In a world with Google Earth, it can come as a surprise that vast urban slums are virtually non-existent on official maps. The slums appear as simple outlines around empty zones, when the areas are in fact densely peopled by thriving communities and abuzz with entrepreneurship and life.
The interactive project Smart Slums will visit the Indian megacity of Mumbai where millions are living in the city’s slum areas, which number over 3,300. Being invisible on official maps has daily practical consequences. When one lives unmapped, one’s demands remain off the political agenda. Without detailed maps, it is also infeasible for city authorities to provide basic infrastructure such as roads, renovation and electricity.
Debates about smart cities often fail to address the pressing needs of the urban poor. But in an era of two converging global trends – bigger cities and more data – it has become crucial for slum communities to become visible on maps as well as on the political agenda. Here, the tools to democratise data can be the first step towards formal recognition by authorities, as these provide a platform for struggles to improve living conditions. Data and maps can work as evidence in courts of law to stop evictions, and also presented to city planners as puzzles to be solved. For these reasons, Indian slum-dwellers participate in Do It Yourself projects to map their communities, armed with only GPS-tracking cell phones and geospatial software.

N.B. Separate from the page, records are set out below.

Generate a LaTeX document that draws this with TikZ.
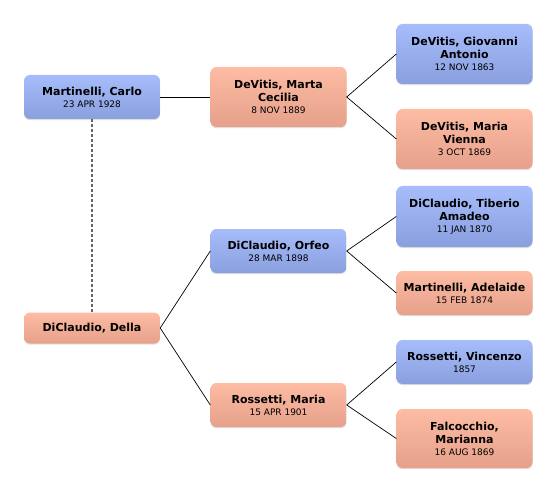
\documentclass[tikz,border=0pt]{standalone}
\usepackage{fontspec}
\setmainfont{DejaVu Sans}
\usetikzlibrary{shadows}
\definecolor{bluetop}{HTML}{A6BCFB}
\definecolor{bluebot}{HTML}{8A9FDE}
\definecolor{saltop}{HTML}{FDBCA3}
\definecolor{salbot}{HTML}{E6A08B}
\tikzset{
  person/.style={rounded corners=6pt, minimum width=136pt, align=center,
    inner sep=2pt, font=\fontsize{11}{13}\selectfont\bfseries,
    drop shadow={shadow xshift=0pt, shadow yshift=-1.2pt, opacity=0.25}},
  male/.style={person, top color=bluetop, bottom color=bluebot},
  female/.style={person, top color=saltop, bottom color=salbot},
  link/.style={draw=black, line width=0.7pt},
  spouse/.style={draw=gray!80!black, line width=1.2pt, dash pattern=on 2.5pt off 2.5pt}
}
\newcommand{\dt}[1]{\\[-1pt]{\fontsize{9}{11}\selectfont\mdseries #1}}
\begin{document}
\begin{tikzpicture}[x=1pt,y=-1pt]
\useasboundingbox (0,0) rectangle (556,494);
\node[male, minimum height=44pt] (carlo) at (92,97) {Martinelli, Carlo\dt{23 APR 1928}};
\node[female, minimum height=31pt] (della) at (92,328) {DiClaudio, Della};
\node[female, minimum height=60pt] (marta) at (278.5,97) {DeVitis, Marta\\Cecilia\dt{8 NOV 1889}};
\node[male, minimum height=44pt] (orfeo) at (278.5,251) {DiClaudio, Orfeo\dt{28 MAR 1898}};
\node[female, minimum height=44pt] (rmaria) at (278.5,405) {Rossetti, Maria\dt{15 APR 1901}};
\node[male, minimum height=60pt] (giov) at (464.5,54) {DeVitis, Giovanni\\Antonio\dt{12 NOV 1863}};
\node[female, minimum height=60pt] (vienna) at (464.5,139) {DeVitis, Maria\\Vienna\dt{3 OCT 1869}};
\node[male, minimum height=61pt] (tiberio) at (464.5,216.5) {DiClaudio, Tiberio\\Amadeo\dt{11 JAN 1870}};
\node[female, minimum height=44pt] (adel) at (464.5,293) {Martinelli, Adelaide\dt{15 FEB 1874}};
\node[male, minimum height=44pt] (vinc) at (464.5,362) {Rossetti, Vincenzo\dt{1857}};
\node[female, minimum height=59pt] (falc) at (464.5,438.5) {Falcocchio,\\Marianna\dt{16 AUG 1869}};
\draw[spouse] (carlo.south) -- (della.north);
\draw[link] (carlo.east) -- (marta.west);
\draw[link] (marta.east) -- (giov.west);
\draw[link] (marta.east) -- (vienna.west);
\draw[link] (della.east) -- (orfeo.west);
\draw[link] (della.east) -- (rmaria.west);
\draw[link] (orfeo.east) -- (tiberio.west);
\draw[link] (orfeo.east) -- (adel.west);
\draw[link] (rmaria.east) -- (vinc.west);
\draw[link] (rmaria.east) -- (falc.west);
\end{tikzpicture}
\end{document}
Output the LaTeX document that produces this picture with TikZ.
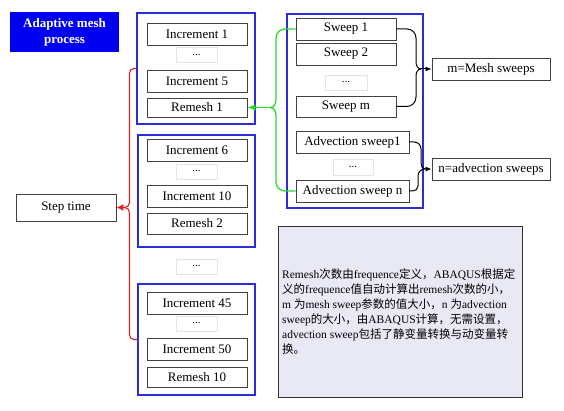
\documentclass[tikz,border=0pt]{standalone}
\usepackage{fontspec}
\setmainfont{Liberation Serif}
\newfontfamily\cjk{Noto Sans CJK SC}
\usetikzlibrary{arrows.meta}
\definecolor{frameblue}{RGB}{45,45,215}
\definecolor{titleblue}{RGB}{0,0,240}
\definecolor{bracered}{RGB}{230,30,30}
\definecolor{bracegreen}{RGB}{40,220,40}
\definecolor{notefill}{RGB}{233,233,246}
\tikzset{
  box/.style={draw=black!75,line width=0.9pt,inner sep=0pt,minimum width=100pt,minimum height=22pt,font=\fontsize{13}{15}\selectfont},
  dotbox/.style={draw=black!10,line width=0.6pt,inner sep=0pt,minimum width=41pt,minimum height=15pt,font=\fontsize{11}{13}\selectfont},
  grpframe/.style={draw=frameblue,line width=1.1pt,inner sep=0pt},
  redbrace/.style={draw=bracered,line width=1.1pt},
  greenbrace/.style={draw=bracegreen,line width=1.3pt},
  blackbrace/.style={draw=black,line width=1pt}
}
\begin{document}
\begin{tikzpicture}[x=1pt,y=1pt]
  \useasboundingbox (0,0) rectangle (564,-411);
  % blue frames
  \node[grpframe,minimum width=118pt,minimum height=111pt] (g1) at (196,-68.5) {};
  \node[grpframe,minimum width=117pt,minimum height=112pt] (g2) at (196.5,-191) {};
  \node[grpframe,minimum width=117pt,minimum height=111pt] (g3) at (196.5,-339.5) {};
  \node[grpframe,minimum width=136pt,minimum height=194pt] (gs) at (355,-111) {};
  % title and step time
  \node[fill=titleblue,text=white,inner sep=0pt,minimum width=109pt,minimum height=40pt,align=center,
    font=\fontsize{13}{16}\selectfont\bfseries] (title) at (64.5,-32) {Adaptive mesh\\process};
  \node[box,minimum height=27pt] (step) at (66,-207.5) {Step time};
  % increments
  \node[box] (i1) at (197,-34.5) {Increment 1};
  \node[dotbox] (d1) at (196.5,-55) {...};
  \node[box] (i5) at (197,-81) {Increment 5};
  \node[box,minimum height=19pt] (r1) at (197,-107.5) {Remesh 1};
  \node[box] (i6) at (197,-150.5) {Increment 6};
  \node[dotbox] (d2) at (196.5,-171.5) {...};
  \node[box] (i10) at (197,-196.5) {Increment 10};
  \node[box,minimum height=21pt] (r2) at (197,-223.5) {Remesh 2};
  \node[dotbox] (dm) at (196.5,-266.5) {...};
  \node[box] (i45) at (197,-303.5) {Increment 45};
  \node[dotbox] (d3) at (196.5,-323.5) {...};
  \node[box] (i50) at (197,-349.5) {Increment 50};
  \node[box,minimum height=20pt] (r10) at (197,-377) {Remesh 10};
  % sweeps
  \node[box] (s1) at (346,-29) {Sweep 1};
  \node[box] (s2) at (346,-54) {Sweep 2};
  \node[dotbox,minimum width=42pt] (ds) at (346,-82.5) {...};
  \node[box,minimum height=21pt] (sm) at (346,-106.5) {Sweep m};
  \node[box,minimum width=113pt] (a1) at (352.5,-142) {Advection sweep1};
  \node[dotbox,minimum width=40pt,minimum height=16pt] (da) at (353,-167) {...};
  \node[box,minimum width=113pt] (an) at (352.5,-191) {Advection sweep n};
  \node[box,minimum width=118pt] (msh) at (491,-69) {m=Mesh sweeps};
  \node[box,minimum width=118pt] (nad) at (491,-169) {n=advection sweeps};
  % note
  \node[draw=black!80,fill=notefill,line width=0.9pt,inner sep=0pt,minimum width=244pt,minimum height=171pt] (note) at (400,-311.5) {};
  \node[anchor=west,align=left,inner sep=0pt,font=\fontsize{11.5}{15}\selectfont] (notetext) at (282,-311.5)
    {Remesh{\cjk 次数由}frequence{\cjk 定义，}ABAQUS{\cjk 根据定}\\
     {\cjk 义的}frequence{\cjk 值自动计算出}remesh{\cjk 次数的小，}\\
     m {\cjk 为}mesh sweep{\cjk 参数的值大小，}n {\cjk 为}advection\\
     sweep{\cjk 的大小，由}ABAQUS{\cjk 计算，无需设置，}\\
     advection sweep{\cjk 包括了静变量转换与动变量转}\\
     {\cjk 换。}};
  % red brace
  \coordinate (rcusp) at (125,-207.5);
  \draw[redbrace] (g1.west) -- (134,-68.5) to[out=180,in=90] (129.5,-73) -- (129.5,-202) to[out=-90,in=0] (rcusp);
  \draw[redbrace] (g3.west) -- (134,-339.5) to[out=180,in=-90] (129.5,-335) -- (129.5,-213) to[out=90,in=0] (rcusp);
  \draw[redbrace,-{Latex[length=7pt,width=7pt]}] (rcusp) -- (step.east);
  % green brace
  \coordinate (gcusp) at (270,-107.5);
  \draw[greenbrace] (s1.west) -- (285,-29) to[out=180,in=90] (276,-38) -- (276,-100) to[out=-90,in=0] (gcusp);
  \draw[greenbrace] (an.west) -- (285,-191) to[out=180,in=-90] (276,-182) -- (276,-115) to[out=90,in=0] (gcusp);
  \draw[greenbrace,-{Latex[length=8pt,width=7pt]}] (gcusp) -- (r1.east);
  % black braces
  \coordinate (mcusp) at (421,-69);
  \draw[blackbrace] (s1.east) -- (407,-29) to[out=0,in=90] (416,-38) -- (416,-62) to[out=-90,in=180] (mcusp);
  \draw[blackbrace] (sm.east) -- (407,-106.5) to[out=0,in=-90] (416,-97) -- (416,-76) to[out=90,in=180] (mcusp);
  \draw[blackbrace,-{Latex[length=6pt,width=5pt]}] (mcusp) -- (msh.west);
  \coordinate (ncusp) at (425,-169);
  \draw[blackbrace] (a1.east) -- (414,-142) to[out=0,in=90] (421,-149) -- (421,-163) to[out=-90,in=180] (ncusp);
  \draw[blackbrace] (an.east) -- (413,-191) to[out=0,in=-90] (418,-186) -- (418,-176) to[out=90,in=180] (ncusp);
  \draw[blackbrace,-{Latex[length=6pt,width=5pt]}] (ncusp) -- (nad.west);
\end{tikzpicture}
\end{document}
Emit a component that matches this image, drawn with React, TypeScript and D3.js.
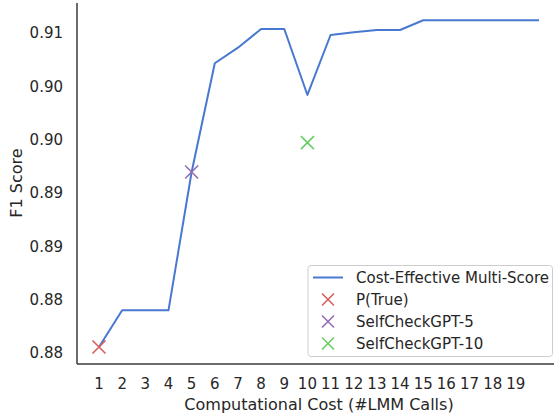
import React, { useEffect, useRef } from 'react';
import * as d3 from 'd3';

const calls = [1, 2, 3, 4, 5, 6, 7, 8, 9, 10, 11, 12, 13, 14, 15, 16, 17, 18, 19, 20];
const f1Scores = [
  0.88056, 0.8840, 0.8840, 0.8840, 0.89697, 0.90716, 0.90862, 0.91037, 0.91037, 0.90419,
  0.90981, 0.91006, 0.91028, 0.91028, 0.91119, 0.91119, 0.91119, 0.91119, 0.91119, 0.91119,
];

const baselines = [
  { name: 'P(True)', calls: 1, score: 0.88056, color: '#d65f5f' },
  { name: 'SelfCheckGPT-5', calls: 5, score: 0.89697, color: '#956cb4' },
  { name: 'SelfCheckGPT-10', calls: 10, score: 0.89972, color: '#6acc64' },
];

const xTicks = [1, 2, 3, 4, 5, 6, 7, 8, 9, 10, 11, 12, 13, 14, 15, 16, 17, 18, 19];
const yTicks = [0.88, 0.885, 0.89, 0.895, 0.9, 0.905, 0.91];
const yTickLabels = ['0.88', '0.88', '0.89', '0.89', '0.90', '0.90', '0.91'];

const lineColor = '#4878d0';
const font = 'DejaVu Sans, sans-serif';

const App: React.FC = () => {
  const svgRef = useRef<SVGSVGElement>(null);

  useEffect(() => {
    document.body.style.margin = '0';
    if (!svgRef.current) return;
    const svg = d3.select(svgRef.current);
    svg.selectAll('*').remove();

    const x = d3.scaleLinear().domain([0.05, 20.95]).range([77, 561]);
    const y = d3.scaleLinear().domain([0.87897, 0.91281]).range([364, 3]);

    // line
    const line = d3.line<number>()
      .x((_, i) => x(calls[i]))
      .y(d => y(d));
    svg.append('path')
      .datum(f1Scores)
      .attr('d', line)
      .attr('fill', 'none')
      .attr('stroke', lineColor)
      .attr('stroke-width', 2)
      .attr('stroke-linejoin', 'round');

    // x markers
    const cross = (g: d3.Selection<SVGGElement, unknown, null, undefined>, cx: number, cy: number, color: string, r = 6.5) => {
      g.append('path')
        .attr('d', `M${cx - r},${cy - r}L${cx + r},${cy + r}M${cx - r},${cy + r}L${cx + r},${cy - r}`)
        .attr('stroke', color)
        .attr('stroke-width', 1.6)
        .attr('fill', 'none');
    };
    const marks = svg.append('g');
    baselines.forEach(b => cross(marks, x(b.calls), y(b.score), b.color));

    // spines
    svg.append('line').attr('x1', 77).attr('x2', 77).attr('y1', 3).attr('y2', 364)
      .attr('stroke', '#3a3a3a').attr('stroke-width', 1.5);
    svg.append('line').attr('x1', 77).attr('x2', 561).attr('y1', 364).attr('y2', 364)
      .attr('stroke', '#3a3a3a').attr('stroke-width', 1.5);

    // x tick labels
    svg.append('g').selectAll('text')
      .data(xTicks)
      .enter().append('text')
      .attr('x', d => x(d))
      .attr('y', 389)
      .attr('text-anchor', 'middle')
      .style('font-family', font)
      .style('font-size', '15px')
      .style('fill', '#262626')
      .text(d => d);

    // y tick labels
    svg.append('g').selectAll('text')
      .data(yTicks)
      .enter().append('text')
      .attr('x', 63)
      .attr('y', d => y(d))
      .attr('dy', '0.36em')
      .attr('text-anchor', 'end')
      .style('font-family', font)
      .style('font-size', '15px')
      .style('fill', '#262626')
      .text((_, i) => yTickLabels[i]);

    // axis labels
    svg.append('text')
      .attr('x', 319)
      .attr('y', 410)
      .attr('text-anchor', 'middle')
      .style('font-family', font)
      .style('font-size', '16px')
      .style('fill', '#262626')
      .text('Computational Cost (#LMM Calls)');
    svg.append('text')
      .attr('transform', 'rotate(-90)')
      .attr('x', -183)
      .attr('y', 22)
      .attr('text-anchor', 'middle')
      .style('font-family', font)
      .style('font-size', '16px')
      .style('fill', '#262626')
      .text('F1 Score');

    // legend
    const lg = svg.append('g');
    lg.append('rect')
      .attr('x', 308).attr('y', 265.5)
      .attr('width', 244.5).attr('height', 91)
      .attr('rx', 3)
      .attr('fill', 'white').attr('fill-opacity', 0.8)
      .attr('stroke', '#cccccc').attr('stroke-width', 1);
    const rowY = (i: number) => 277.5 + i * 22;
    lg.append('line')
      .attr('x1', 313).attr('x2', 343).attr('y1', rowY(0)).attr('y2', rowY(0))
      .attr('stroke', lineColor).attr('stroke-width', 2);
    baselines.forEach((b, i) => cross(lg, 328, rowY(i + 1), b.color, 6));
    const names = ['Cost-Effective Multi-Score', ...baselines.map(b => b.name)];
    lg.selectAll('text.leg')
      .data(names)
      .enter().append('text')
      .attr('class', 'leg')
      .attr('x', 356)
      .attr('y', (_, i) => rowY(i))
      .attr('dy', '0.36em')
      .style('font-family', font)
      .style('font-size', '15px')
      .style('fill', '#262626')
      .text(d => d);
  }, []);

  return <svg ref={svgRef} width={554} height={417} style={{ display: 'block', background: 'white' }} />;
};

export default App;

On the other hand, mapping also poses a potential threat, with slum-dwellers giving public and private developers a tool to spatially identify, target and evict those squatting or otherwise living on disputed land. Being India’s most populous and richest city, Mumbai is host to fierce competition over land. Investors are eager to evict slum-dwellers before upgrading the areas into urban developments for moneyed classes. Sometimes local authorities deploy an ‘evict to protect’ strategy, forcibly removing people from overcrowded slums. The team will visit the two slums Govandi and Dharavi in Mumbai to cover how communities use mapping and crowdsourcing technologies as weapons to improve living conditions and gain recognition.
Smart Slums will be a project with interactive maps, photos, short videos and written features presented as one scrollytelling feature. But far from focussing exclusively on technologies and data, we will engage readers with personal accounts and a series of portraits of four slum inhabitants.